Many scientists, drunk with the euphoria of treading where no human has dared go before, are plunging headlong into lines of research that would have been unthinkable a few years ago. In addition to arcane knowledge, they have also acquired a dangerous elitist attitude.
This philosophy has destroyed all limits, so that now the rule is, quite simply, if it can be done, it must be done, and damn the consequences. For example, if researchers continue along current lines of inquiry, it will soon be possible for a woman to conceive and bear her own (younger) identical twin sister; it will be possible to allow human embryos to gestate in apes of various species (or even in bovines) in order to bypass the legal barriers now springing up against surrogate motherhood.
One of the truly horrific spectres that now haunt society include the invention of actual chimeras, genetic combinations with both human and animal characteristics. These represent a new (and, according to the experimenters, 'extremely promising') field of study. The new chimeral technology is already being widely used to test male fertility. According to the Office of Technology Assessment (OTA) of the United States Congress, men can learn whether or not their sperm are infertile by having them penetrate hamster eggs:
"Hamster-egg penetration assay: The husband's sperm are incubated with hamster eggs and watched for signs of fertilisation. While penetration of the ova by a sperm is a sign of normal sperm, the reliability and significance of the test is controversial. Food for thought: conception between an animal and a man takes place during this laboratory procedure. Average cost: $275 ($35-390).

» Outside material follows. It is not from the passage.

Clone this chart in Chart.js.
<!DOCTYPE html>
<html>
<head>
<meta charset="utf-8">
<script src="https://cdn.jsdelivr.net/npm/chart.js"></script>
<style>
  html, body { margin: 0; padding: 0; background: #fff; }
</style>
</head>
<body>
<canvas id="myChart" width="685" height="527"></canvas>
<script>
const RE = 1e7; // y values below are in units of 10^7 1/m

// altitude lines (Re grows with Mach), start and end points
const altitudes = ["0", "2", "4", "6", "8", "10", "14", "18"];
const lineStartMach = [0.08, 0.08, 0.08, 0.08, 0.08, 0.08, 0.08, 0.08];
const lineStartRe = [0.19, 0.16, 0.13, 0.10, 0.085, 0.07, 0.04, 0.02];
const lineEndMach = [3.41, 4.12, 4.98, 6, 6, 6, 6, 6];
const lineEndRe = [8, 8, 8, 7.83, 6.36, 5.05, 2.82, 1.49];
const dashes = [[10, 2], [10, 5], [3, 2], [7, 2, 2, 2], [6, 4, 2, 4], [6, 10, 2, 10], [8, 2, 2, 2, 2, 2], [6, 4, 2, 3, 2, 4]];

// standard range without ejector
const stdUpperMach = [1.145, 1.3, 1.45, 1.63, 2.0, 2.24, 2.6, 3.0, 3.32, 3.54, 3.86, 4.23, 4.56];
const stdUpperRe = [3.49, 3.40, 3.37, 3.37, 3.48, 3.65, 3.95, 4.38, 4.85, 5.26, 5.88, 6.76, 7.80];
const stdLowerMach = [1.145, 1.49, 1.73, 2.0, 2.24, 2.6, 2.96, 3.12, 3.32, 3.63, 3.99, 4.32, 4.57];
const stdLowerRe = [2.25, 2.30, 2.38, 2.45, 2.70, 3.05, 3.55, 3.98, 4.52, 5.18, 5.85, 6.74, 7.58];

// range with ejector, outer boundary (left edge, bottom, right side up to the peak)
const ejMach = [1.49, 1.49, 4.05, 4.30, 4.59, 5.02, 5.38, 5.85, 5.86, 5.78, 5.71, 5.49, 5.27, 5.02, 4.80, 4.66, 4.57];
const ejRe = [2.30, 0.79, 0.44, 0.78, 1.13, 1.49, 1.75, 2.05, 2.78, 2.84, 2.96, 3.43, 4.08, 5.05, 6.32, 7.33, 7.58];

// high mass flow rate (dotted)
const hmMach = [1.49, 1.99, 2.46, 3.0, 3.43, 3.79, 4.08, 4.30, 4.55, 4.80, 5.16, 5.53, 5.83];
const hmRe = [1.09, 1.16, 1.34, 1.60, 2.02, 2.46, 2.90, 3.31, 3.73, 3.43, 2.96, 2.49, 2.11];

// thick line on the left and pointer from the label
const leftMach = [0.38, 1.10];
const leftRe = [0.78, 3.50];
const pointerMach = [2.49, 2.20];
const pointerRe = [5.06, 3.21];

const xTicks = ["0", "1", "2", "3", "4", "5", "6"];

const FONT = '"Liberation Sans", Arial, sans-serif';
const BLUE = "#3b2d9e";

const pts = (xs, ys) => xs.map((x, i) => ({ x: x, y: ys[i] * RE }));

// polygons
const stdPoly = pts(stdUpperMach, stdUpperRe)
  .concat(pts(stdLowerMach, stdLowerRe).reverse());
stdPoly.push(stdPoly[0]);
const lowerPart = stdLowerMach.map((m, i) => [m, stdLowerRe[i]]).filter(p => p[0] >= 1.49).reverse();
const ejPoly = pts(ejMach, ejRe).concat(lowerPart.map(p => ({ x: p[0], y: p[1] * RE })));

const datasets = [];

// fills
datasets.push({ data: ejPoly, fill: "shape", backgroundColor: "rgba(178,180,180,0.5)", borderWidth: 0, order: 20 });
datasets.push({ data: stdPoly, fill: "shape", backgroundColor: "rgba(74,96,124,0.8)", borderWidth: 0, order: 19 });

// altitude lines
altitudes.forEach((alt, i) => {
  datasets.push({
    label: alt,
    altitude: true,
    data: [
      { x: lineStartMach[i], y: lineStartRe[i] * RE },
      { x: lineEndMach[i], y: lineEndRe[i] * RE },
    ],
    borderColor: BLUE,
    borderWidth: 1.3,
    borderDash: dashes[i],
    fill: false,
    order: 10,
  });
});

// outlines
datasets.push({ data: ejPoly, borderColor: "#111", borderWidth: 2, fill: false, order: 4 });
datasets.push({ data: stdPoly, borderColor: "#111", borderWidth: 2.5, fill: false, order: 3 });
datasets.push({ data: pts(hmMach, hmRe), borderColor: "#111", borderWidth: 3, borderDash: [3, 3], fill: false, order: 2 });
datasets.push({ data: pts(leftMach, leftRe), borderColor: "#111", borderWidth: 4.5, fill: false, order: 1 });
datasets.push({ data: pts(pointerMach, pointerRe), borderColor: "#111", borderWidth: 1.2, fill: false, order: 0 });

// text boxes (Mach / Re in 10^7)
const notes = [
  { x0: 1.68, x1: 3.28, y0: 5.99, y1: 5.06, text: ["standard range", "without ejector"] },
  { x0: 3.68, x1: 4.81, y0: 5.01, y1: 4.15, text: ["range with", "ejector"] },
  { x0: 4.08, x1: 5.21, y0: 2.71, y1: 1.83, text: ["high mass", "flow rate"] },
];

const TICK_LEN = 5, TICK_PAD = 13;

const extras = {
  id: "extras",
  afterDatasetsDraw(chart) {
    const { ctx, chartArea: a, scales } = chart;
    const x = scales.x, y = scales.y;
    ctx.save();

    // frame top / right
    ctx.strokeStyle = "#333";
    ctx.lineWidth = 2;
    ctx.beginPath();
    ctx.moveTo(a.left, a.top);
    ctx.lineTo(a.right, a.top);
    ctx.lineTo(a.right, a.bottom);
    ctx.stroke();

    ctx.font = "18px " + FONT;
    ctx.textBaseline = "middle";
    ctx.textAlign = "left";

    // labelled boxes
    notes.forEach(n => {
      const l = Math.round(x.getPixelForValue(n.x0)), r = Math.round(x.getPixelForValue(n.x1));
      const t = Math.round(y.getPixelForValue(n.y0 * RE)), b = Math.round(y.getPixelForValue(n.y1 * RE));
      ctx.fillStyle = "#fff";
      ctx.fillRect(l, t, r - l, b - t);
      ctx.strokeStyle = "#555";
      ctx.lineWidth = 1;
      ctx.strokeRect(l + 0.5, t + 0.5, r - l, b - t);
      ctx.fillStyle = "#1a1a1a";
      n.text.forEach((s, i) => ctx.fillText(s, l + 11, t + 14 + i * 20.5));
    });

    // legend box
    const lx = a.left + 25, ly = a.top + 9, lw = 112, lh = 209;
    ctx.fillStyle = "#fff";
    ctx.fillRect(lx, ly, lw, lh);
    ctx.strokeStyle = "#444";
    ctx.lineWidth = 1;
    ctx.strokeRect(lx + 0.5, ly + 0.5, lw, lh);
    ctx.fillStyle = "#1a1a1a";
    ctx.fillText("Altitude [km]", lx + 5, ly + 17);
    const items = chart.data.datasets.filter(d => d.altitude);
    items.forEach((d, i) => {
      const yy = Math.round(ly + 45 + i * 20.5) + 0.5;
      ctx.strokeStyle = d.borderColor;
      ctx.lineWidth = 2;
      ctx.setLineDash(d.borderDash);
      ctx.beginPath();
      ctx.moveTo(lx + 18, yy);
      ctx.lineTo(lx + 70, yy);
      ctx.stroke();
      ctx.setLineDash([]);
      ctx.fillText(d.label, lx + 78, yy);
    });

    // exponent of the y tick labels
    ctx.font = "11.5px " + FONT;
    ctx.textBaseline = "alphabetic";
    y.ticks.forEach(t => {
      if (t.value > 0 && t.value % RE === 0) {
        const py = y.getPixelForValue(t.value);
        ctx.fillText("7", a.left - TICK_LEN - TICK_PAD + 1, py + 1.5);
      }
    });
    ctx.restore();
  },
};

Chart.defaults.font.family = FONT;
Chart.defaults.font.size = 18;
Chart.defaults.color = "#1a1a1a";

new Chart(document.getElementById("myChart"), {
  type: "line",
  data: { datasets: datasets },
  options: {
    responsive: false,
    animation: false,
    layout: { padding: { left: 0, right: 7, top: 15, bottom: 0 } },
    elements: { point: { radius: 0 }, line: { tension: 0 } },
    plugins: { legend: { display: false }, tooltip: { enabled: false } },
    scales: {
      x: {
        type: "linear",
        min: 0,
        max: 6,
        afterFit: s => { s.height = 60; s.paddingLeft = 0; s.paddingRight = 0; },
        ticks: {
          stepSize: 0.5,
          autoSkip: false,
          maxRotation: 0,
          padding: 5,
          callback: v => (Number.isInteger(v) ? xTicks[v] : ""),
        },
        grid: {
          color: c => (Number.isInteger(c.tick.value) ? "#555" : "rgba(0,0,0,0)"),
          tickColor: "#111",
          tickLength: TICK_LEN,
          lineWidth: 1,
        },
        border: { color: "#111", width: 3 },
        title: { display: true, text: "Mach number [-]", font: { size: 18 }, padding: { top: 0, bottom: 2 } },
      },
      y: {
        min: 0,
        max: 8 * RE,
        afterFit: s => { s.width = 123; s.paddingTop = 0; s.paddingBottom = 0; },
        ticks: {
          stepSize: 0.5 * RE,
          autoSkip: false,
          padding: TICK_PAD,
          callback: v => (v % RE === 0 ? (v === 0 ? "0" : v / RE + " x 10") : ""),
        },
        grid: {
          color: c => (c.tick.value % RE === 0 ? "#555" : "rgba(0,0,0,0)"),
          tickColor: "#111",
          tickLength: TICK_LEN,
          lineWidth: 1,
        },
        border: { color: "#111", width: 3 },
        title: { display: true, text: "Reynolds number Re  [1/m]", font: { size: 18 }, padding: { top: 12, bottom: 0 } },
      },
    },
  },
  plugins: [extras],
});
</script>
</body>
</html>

Office of Technology Assessment, United States Congress. Infertility: Medical and Social Choices. Publication OTA-BA-358. Washington, DC: United States Government Printing Office, May 1988
San Francisco General Hospital's Dr. J. Michael McCune has created what the news media immediately tagged the "humanised mouse." McCune was unwilling to experiment with the AIDS virus by injecting it into human adults, and, in light of the fact that AIDS only infects humans, he took what would seem to some as a logical step. An October 1990 New York Times report explains that "Animals, whose organ tissues are derived from those of human foetuses, provide a singular opportunity to gauge the effectiveness of various antiviral drugs."

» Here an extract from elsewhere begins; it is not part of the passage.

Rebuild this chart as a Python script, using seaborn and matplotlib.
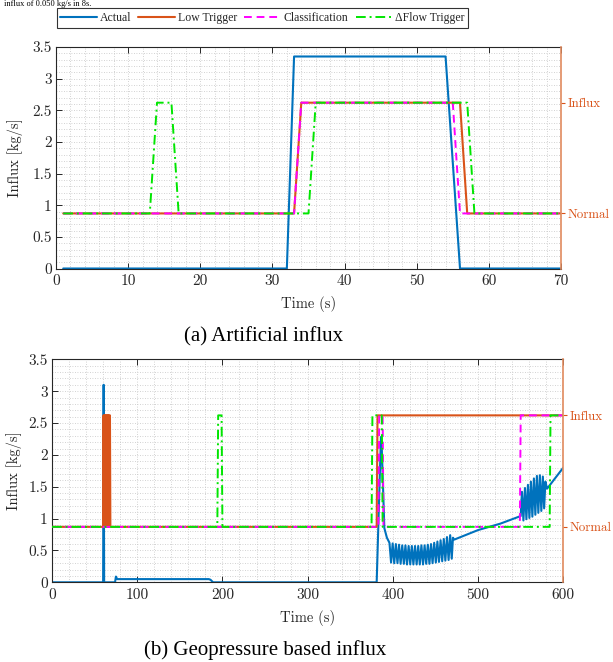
import numpy as np
import pandas as pd
import matplotlib
matplotlib.use("Agg")
import matplotlib.pyplot as plt
from matplotlib.ticker import MultipleLocator
import seaborn as sns

# ---------------- data: panel (a) artificial influx ----------------
a_actual_t = [1, 32, 33, 54, 56, 70]
a_actual_v = [0, 0, 3.35, 3.35, 0, 0]
a_low_t = [1, 33, 34, 56, 57, 70]
a_low_v = [0.87, 0.87, 2.62, 2.62, 0.87, 0.87]
a_cls_t = [1, 33, 34, 55, 56, 70]
a_cls_v = [0.87, 0.87, 2.62, 2.62, 0.87, 0.87]
a_dflow_t = [1, 13, 14, 16, 17, 35, 36, 57, 58, 70]
a_dflow_v = [0.87, 0.87, 2.62, 2.62, 0.87, 0.87, 2.62, 2.62, 0.87, 0.87]

# ---------------- data: panel (b) geopressure based influx ----------------
b_actual_t = [0, 60, 60.6, 61.2, 74, 75, 76.5, 184, 186, 189, 381, 386, 387, 390, 393,
              396, 397.9, 399.75, 401.6, 403.5, 405.4, 407.25, 409.1, 411, 412.9,
              414.75, 416.6, 418.5, 420.4, 422.25, 424.1, 426, 427.9, 429.75, 431.6,
              433.5, 435.4, 437.25, 439.1, 441, 442.9, 444.75, 446.6, 448.5, 450.4,
              452.25, 454.1, 456, 457.9, 459.75, 461.6, 463.5, 465.4, 467.25, 469.1,
              470.5, 472, 500, 526, 550,
              551.5, 553.2, 555, 556.7, 558.5, 560.2, 562, 563.7, 565.5, 567.2,
              569, 570.7, 572.5, 574.2, 576, 577.5, 579, 581, 600]
b_actual_v = [0, 0, 3.1, 0, 0, 0.09, 0.05, 0.05, 0.04, 0, 0, 2.28, 2.1, 0.85, 0.7,
              0.62, 0.31, 0.61, 0.30, 0.60, 0.30, 0.59, 0.29, 0.58, 0.29,
              0.58, 0.28, 0.57, 0.28, 0.57, 0.28, 0.57, 0.28, 0.57, 0.28,
              0.58, 0.28, 0.58, 0.29, 0.59, 0.29, 0.60, 0.30, 0.62, 0.31,
              0.64, 0.32, 0.66, 0.33, 0.68, 0.34, 0.71, 0.35, 0.74, 0.37,
              0.70, 0.67, 0.82, 0.92, 1.04,
              1.42, 0.97, 1.48, 0.99, 1.53, 1.01, 1.58, 1.03, 1.63, 1.06,
              1.67, 1.09, 1.68, 1.12, 1.66, 1.16, 1.58, 1.47, 1.80]
b_low_t = [0, 60, 60.5, 61, 61.5, 62, 62.5, 63, 63.5, 64, 64.5, 65, 65.5, 66, 66.5,
           67, 67.5, 68, 68.5, 381, 382, 600]
b_low_v = [0.87, 0.87, 2.62, 0.87, 2.62, 0.87, 2.62, 0.87, 2.62, 0.87, 2.62, 0.87,
           2.62, 0.87, 2.62, 0.87, 2.62, 2.62, 0.87, 0.87, 2.62, 2.62]
b_cls_t = [0, 383, 384, 388, 389, 549, 550, 600]
b_cls_v = [0.87, 0.87, 2.62, 2.62, 0.87, 0.87, 2.62, 2.62]
b_dflow_t = [0, 194, 195, 199, 200, 375, 376, 387, 388, 584, 585, 600]
b_dflow_v = [0.87, 0.87, 2.62, 2.62, 0.87, 0.87, 2.62, 2.62, 0.87, 0.87, 2.62, 2.62]

y_ticks = [0, 0.5, 1, 1.5, 2, 2.5, 3, 3.5]
y_labels = ["0", "0.5", "1", "1.5", "2", "2.5", "3", "3.5"]
a_x_ticks = [0, 10, 20, 30, 40, 50, 60, 70]
b_x_ticks = [0, 100, 200, 300, 400, 500, 600]
state_ticks = [0.87, 2.62]
state_labels = ["Normal", "Influx"]
series_names = ["Actual", "Low Trigger", "Classification", "\u0394Flow Trigger"]

# ---------------- style ----------------
sns.set_theme(style="ticks")
plt.rcParams["font.family"] = ["cmr10", "DejaVu Serif"]
plt.rcParams["axes.formatter.use_mathtext"] = True
plt.rcParams["mathtext.fontset"] = "cm"

BLUE = "#0072BD"
ORANGE = "#D95319"
MAGENTA = "#FF00FF"
GREEN = "#00E600"
DARK = "#262626"
TICK_FS = 11
LAB_FS = 10.5
STATE_FS = 9.3

fig = plt.figure(figsize=(6.13, 6.62), dpi=100)
W, H = 613.0, 662.0


def make_ax(l, r, top, bot):
    return fig.add_axes([l / W, 1 - bot / H, (r - l) / W, (bot - top) / H])


axA = make_ax(56, 561, 47, 268.5)
axB = make_ax(52, 563.3, 359.3, 582.3)


def draw(ax, at, av, lt, lv, ct, cv, dt, dv):
    sns.lineplot(x=at, y=av, ax=ax, color=BLUE, lw=1.5, sort=False, estimator=None,
                 label=series_names[0], zorder=2)
    sns.lineplot(x=lt, y=lv, ax=ax, color=ORANGE, lw=1.5, sort=False, estimator=None,
                 label=series_names[1], zorder=3)
    sns.lineplot(x=ct, y=cv, ax=ax, color=MAGENTA, lw=1.4, sort=False, estimator=None,
                 linestyle=(0, (4, 2.5)), label=series_names[2], zorder=4)
    sns.lineplot(x=dt, y=dv, ax=ax, color=GREEN, lw=1.4, sort=False, estimator=None,
                 linestyle=(0, (5, 2, 1, 2)), label=series_names[3], zorder=5)


draw(axA, a_actual_t, a_actual_v, a_low_t, a_low_v, a_cls_t, a_cls_v, a_dflow_t, a_dflow_v)
draw(axB, b_actual_t, b_actual_v, b_low_t, b_low_v, b_cls_t, b_cls_v, b_dflow_t, b_dflow_v)

handles, labels = axA.get_legend_handles_labels()
for ax in (axA, axB):
    if ax.get_legend() is not None:
        ax.get_legend().remove()


def style_ax(ax, xmax, xticks, xminor, ylabx, xlaby):
    ax.set_xlim(0, xmax)
    ax.set_ylim(0, 3.5)
    ax.set_xticks(xticks, [str(v) for v in xticks])
    ax.set_yticks(y_ticks, y_labels)
    ax.xaxis.set_minor_locator(MultipleLocator(xminor))
    ax.yaxis.set_minor_locator(MultipleLocator(0.1))
    ax.grid(True, which="both", linestyle=(0, (1, 2)), color="#c4c4c4", lw=0.6)
    ax.set_axisbelow(True)
    ax.tick_params(axis="both", which="major", direction="in", length=4, width=0.7,
                   colors=DARK, labelsize=TICK_FS, top=True, right=False)
    ax.tick_params(axis="x", which="major", pad=4)
    ax.tick_params(axis="y", which="major", pad=3)
    ax.tick_params(axis="both", which="minor", length=0)
    for s in ("left", "bottom", "top"):
        ax.spines[s].set_color(DARK)
        ax.spines[s].set_linewidth(0.8)
    ax.spines["right"].set_visible(False)
    ax.set_ylabel("Influx [kg/s]", fontsize=LAB_FS, color=DARK)
    ax.yaxis.set_label_coords(ylabx, 0.5)
    ax.set_xlabel("Time (s)", fontsize=LAB_FS, color=DARK)
    ax.xaxis.set_label_coords(0.5, xlaby)
    ax2 = ax.twinx()
    ax2.set_ylim(0, 3.5)
    ax2.set_yticks(state_ticks, state_labels)
    ax2.tick_params(axis="y", direction="out", length=3, width=0.8, colors=ORANGE,
                    labelsize=STATE_FS, pad=1.5)
    ax2.spines["right"].set_color("#E08A5E")
    ax2.spines["right"].set_linewidth(1.2)
    for s in ("left", "top", "bottom"):
        ax2.spines[s].set_visible(False)
    ax2.grid(False)


style_ax(axA, 70, a_x_ticks, 2, -0.065, -0.125)
style_ax(axB, 600, b_x_ticks, 20, -0.059, -0.125)

leg = fig.legend(handles, labels, loc="center", bbox_to_anchor=(262.5 / W, 1 - 18 / H),
                 ncol=4, frameon=True, fancybox=False, edgecolor="black",
                 prop={"family": ["Liberation Serif", "DejaVu Serif"], "size": 8.5},
                 handlelength=3.1, handletextpad=0.25, columnspacing=0.6, borderpad=0.3,
                 borderaxespad=0)
leg.get_frame().set_linewidth(0.8)

serif = ["Liberation Serif", "DejaVu Serif"]
fig.text(264 / W, 1 - 337 / H, "(a) Artificial influx", ha="center", va="center",
         fontsize=15, family=serif, color="black")
fig.text(265 / W, 1 - 650 / H, "(b) Geopressure based influx", ha="center", va="center",
         fontsize=15, family=serif, color="black")
fig.text(4 / W, 1 - 0.5 / H, "influx of 0.050 kg/s in 8s.", ha="left", va="top",
         fontsize=6, family=serif, color="black")

fig.savefig("out.png", dpi=100)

Sandra Blakeslee. New Medical Research Tool: Human Tissues in Lab Mice. New York Times, 30/10/1990
The article went on to describe how McCune, whose research was funded by the National Institutes for Health, removes the thymus, liver, and lymph nodes from aborted human babies of up to 22 weeks gestation, and proceeds to divide them into hundreds of rice-sized pieces. These he implants under the kidneys of young mice, and, within a matter of days, the mouses's blood vessels move into the human tissue and support it as it grows. After a month or so, the rice-sized pieces develop into tiny complete human organs about a centimeter across which can then be experimented on.
The noted French biologist Dr. Jean Rostand wrote in all seriousness a few years ago that "Here and now Homo Sapiens is in the process of becoming Homo Biologicus, a strange biped that will combine the properties of self-reproduction without males, like the green fly; of fertilising his female at long distance, like the nautiloid mollusk; of changing sex, like the xiphores; of growing from cuttings, like the earthworm; of replacing his missing parts, like the newt; of developing outside his mother's body, like the kangaroo; and of hibernating, like the hedgehog."
These are not the mad pipe dreams of some isolated quack. Many leading scientists have advocated the creation of chimeras - part-human and part-animal or plant creatures whose usefulness for various purposes would be enhanced by their new 'qualities.'
Dr. Robert C. Gesteland, an associate professor of biological sciences at Northwestern University in Illinois, has suggested (1) crossing man with plants, so all we'd need for food would be water and sunlight; (2) developing a servant class of supersmart apes; and (3) best of all, breeding a race of humans only four inches tall, which would lessen pollution and conserve natural resources.
On the 4th December 2014, the Telegraph ran with a news story that detailed how scientists had taken brain cells from a human foetus (then discarded) and injected them into baby mice and subsequently produced what they were calling a supermouse.